Most importantly, while Lars didn't get into explicity detail about this in his vision and priority outline above, it should clearly follow from what he did say about what he thinks is important - which I agree with - that the whole AOLserver vs. Apache thing should not be a priority.

You really think AOLserver is "the" sticking point? You already touched on the Tcl vs. PHP issue... Let me tell you what I think: Replace AOLserver with Apache (lots of work for no technical gain at all), and will OpenACS get many more users and developers? No. In reality, what would happen is that yet another insurmountable "the" sticking point will arise. PHP vs. Tcl vs. Python vs. Perl, PostgreSQL vs. MySQL, etc. And in the end, maybe even ultimately the plain old "I don't care how good it is, it's not what XYZ already uses" sticking point.

What it all boils down to in the end is that OpenACS isn't LAMP, nor is it .Net, Java/J2EE, nor whatever other language/environment du-jour will next spark the fancy of the IT trade magazines and programming masses. And as long as it isn't one of those things, there will always be yet one more "the" sticking point "preventing" OpenACS adoption. Going down that road is playing to OpenACS's weaknesses, fighting a losing battle, and I don't see any sense to it.

Better to stick with the high-quality underlying tools OpenACS has now (AOLserver, Tcl, PostgreSQL, Oracle), and - more importantly - the sound technical and practical reasons for picking those tools in the first place.

Now, yes, there are a minority of people who really genuinely want to run OpenACS on Apache, or MS SQL Server, or whatever else. And the work John Sequeira and a few others have done towards those ends is laudable and good - and may even help in some of the external sysytems integration goals Lars touched on above - but it can't be the central focus of any OpenACS strategy - not any successful strategy anyway. Or so it all seems to me.
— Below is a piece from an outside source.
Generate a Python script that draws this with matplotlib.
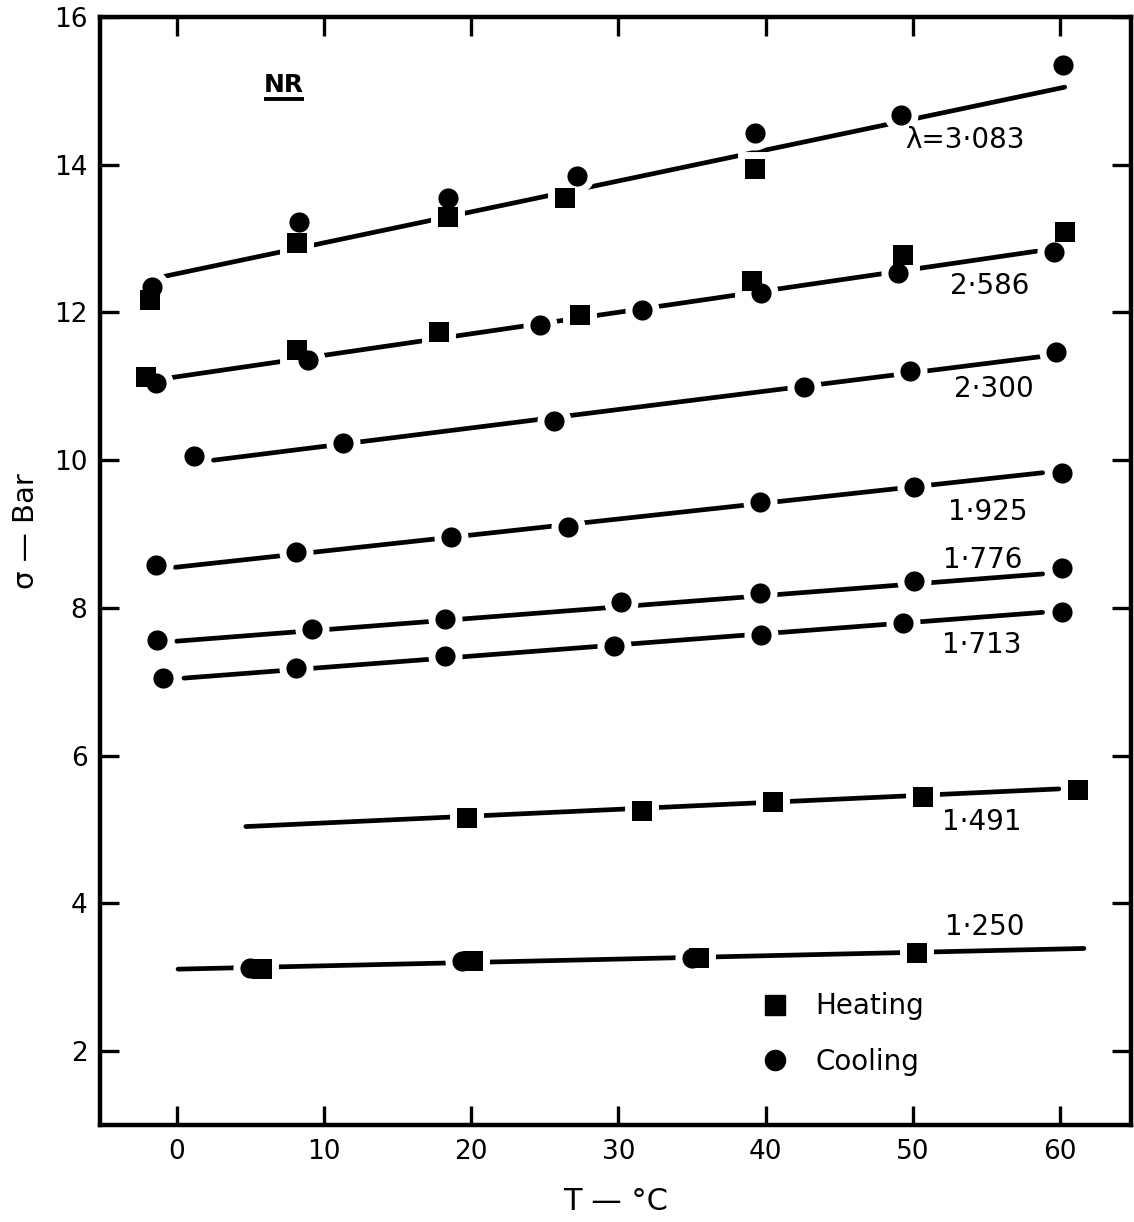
import matplotlib
matplotlib.use("Agg")
import matplotlib.pyplot as plt
from matplotlib.lines import Line2D

# extension ratios and the label placed beside each line
ratios = ["λ=3·083", "2·586", "2·300", "1·925", "1·776", "1·713", "1·491", "1·250"]
label_x = [53.5, 55.2, 55.5, 55.1, 54.7, 54.7, 54.7, 54.9]
label_y = [14.33, 12.36, 10.96, 9.30, 8.65, 7.50, 5.10, 3.68]

# heating runs (squares), T in degC, stress in bar
heat_T = [
    [-1.8, 8.2, 18.4, 26.4, 39.3],
    [-2.1, 8.2, 17.8, 27.4, 39.1, 49.3, 60.3],
    [],
    [],
    [],
    [],
    [19.7, 31.6, 40.5, 50.7, 61.2],
    [5.8, 20.1, 35.5, 50.3],
]
heat_sig = [
    [12.17, 12.94, 13.29, 13.55, 13.94],
    [11.13, 11.49, 11.73, 11.96, 12.43, 12.78, 13.09],
    [],
    [],
    [],
    [],
    [5.16, 5.25, 5.37, 5.44, 5.53],
    [3.11, 3.22, 3.26, 3.33],
]

# cooling runs (circles)
cool_T = [
    [-1.7, 8.3, 18.4, 27.2, 39.3, 49.2, 60.2],
    [-1.4, 8.9, 24.7, 31.6, 39.7, 49.0, 59.6],
    [1.2, 11.3, 25.6, 42.6, 49.8, 59.7],
    [-1.4, 8.1, 18.6, 26.6, 39.6, 50.1, 60.1],
    [-1.35, 9.2, 18.2, 30.2, 39.6, 50.1, 60.1],
    [-0.9, 8.1, 18.2, 29.7, 39.7, 49.3, 60.1],
    [],
    [5.0, 19.4, 35.0],
]
cool_sig = [
    [12.34, 13.22, 13.55, 13.85, 14.43, 14.67, 15.35],
    [11.04, 11.36, 11.83, 12.03, 12.26, 12.53, 12.82],
    [10.06, 10.23, 10.53, 10.99, 11.21, 11.46],
    [8.58, 8.76, 8.96, 9.09, 9.43, 9.64, 9.83],
    [7.56, 7.71, 7.85, 8.08, 8.20, 8.36, 8.54],
    [7.05, 7.19, 7.35, 7.48, 7.63, 7.79, 7.94],
    [],
    [3.13, 3.22, 3.26],
]

# straight lines drawn through each set: (T start, sigma start, T end, sigma end)
fit_T0 = [-0.8, -0.3, 2.5, -0.1, 0.0, 0.5, 4.7, 0.1]
fit_s0 = [12.49, 11.12, 10.00, 8.55, 7.55, 7.05, 5.04, 3.11]
fit_T1 = [60.3, 58.4, 58.6, 58.8, 58.8, 58.8, 59.9, 61.6]
fit_s1 = [15.05, 12.83, 11.40, 9.83, 8.46, 7.94, 5.55, 3.39]

x_ticks = [0, 10, 20, 30, 40, 50, 60]
y_ticks = [2, 4, 6, 8, 10, 12, 14, 16]

plt.rcParams["font.family"] = ["DejaVu Sans"]

fig = plt.figure(figsize=(11.34, 12.22), dpi=100)
ax = fig.add_axes([100 / 1134, 1 - 1125 / 1222, 1031 / 1134, 1108 / 1222])

sq_size = 14.5
o_size = 14.5
halo = 10

for i in range(len(ratios)):
    ax.plot([fit_T0[i], fit_T1[i]], [fit_s0[i], fit_s1[i]], color="black",
            lw=3.4, solid_capstyle="round", zorder=2)
    # white halo breaks the line around each point
    if heat_T[i]:
        ax.plot(heat_T[i], heat_sig[i], ls="none", marker="s", ms=sq_size,
                mfc="white", mec="white", mew=halo, zorder=3)
    if cool_T[i]:
        ax.plot(cool_T[i], cool_sig[i], ls="none", marker="o", ms=o_size,
                mfc="white", mec="white", mew=halo, zorder=3)

for i in range(len(ratios)):
    if heat_T[i]:
        ax.plot(heat_T[i], heat_sig[i], ls="none", marker="s", ms=sq_size,
                mfc="black", mec="black", mew=0, zorder=4)
    if cool_T[i]:
        ax.plot(cool_T[i], cool_sig[i], ls="none", marker="o", ms=o_size,
                mfc="black", mec="black", mew=0, zorder=4)
    ax.text(label_x[i], label_y[i], ratios[i], fontsize=20, ha="center",
            va="center", zorder=5)

ax.set_xlim(-5.2, 64.8)
ax.set_ylim(1, 16)
ax.set_xticks(x_ticks)
ax.set_yticks(y_ticks)
ax.tick_params(direction="in", length=14, width=2.4, labelsize=19,
               top=True, right=True, pad=9)
ax.tick_params(axis="x", pad=10)
for s in ax.spines.values():
    s.set_linewidth(3.2)

ax.set_xlabel("T — °C", fontsize=22)
ax.xaxis.set_label_coords(0.5, -0.056)
ax.set_ylabel("σ — Bar", fontsize=21)
ax.yaxis.set_label_coords(-0.058, 0.536)

handles = [
    Line2D([], [], ls="none", marker="s", ms=sq_size, color="black"),
    Line2D([], [], ls="none", marker="o", ms=o_size, color="black"),
]
ax.legend(handles, ["Heating", "Cooling"], loc="center left",
          bbox_to_anchor=(0.641, 0.082), frameon=False, fontsize=20,
          handlelength=1.0, handletextpad=0.95, labelspacing=1.0,
          borderpad=0, borderaxespad=0)

# sample name, underlined
nr = ax.text(7.3, 15.08, "NR", fontsize=18, fontweight="bold", ha="center",
             va="center")
fig.canvas.draw()
bb = nr.get_window_extent().transformed(ax.transData.inverted())
ax.plot([bb.x0, bb.x1], [bb.y0 - 0.03, bb.y0 - 0.03], color="black", lw=2.8,
        solid_capstyle="butt")

fig.savefig("out.png", dpi=100)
Of course, to partially contradict myself, if good support for Apache, PHP, Python, FastCGI, and whatever else just dropped into our laps, that would be great and maybe very valuable! (In fact in my Copious Free Time I've even thought a bit about working on AOLserver Tcl/PHP integration, just because it's interesting and potentially useful. Not quite so interesting and useful as integrating both AOLserver's database support C code and OpenACS's db_api into a Tcl library useable from outside AOLserver, but still...)

I just don't think any of that makes sense as a central focus, goal, or plan for the OpenACS project as whole. Make this stuff a subordinate goal, sure maybe, but please let's not convince ourselves that focusing principally on any one of these Apache vs. AOLserver religious-type issues would be a good strategy.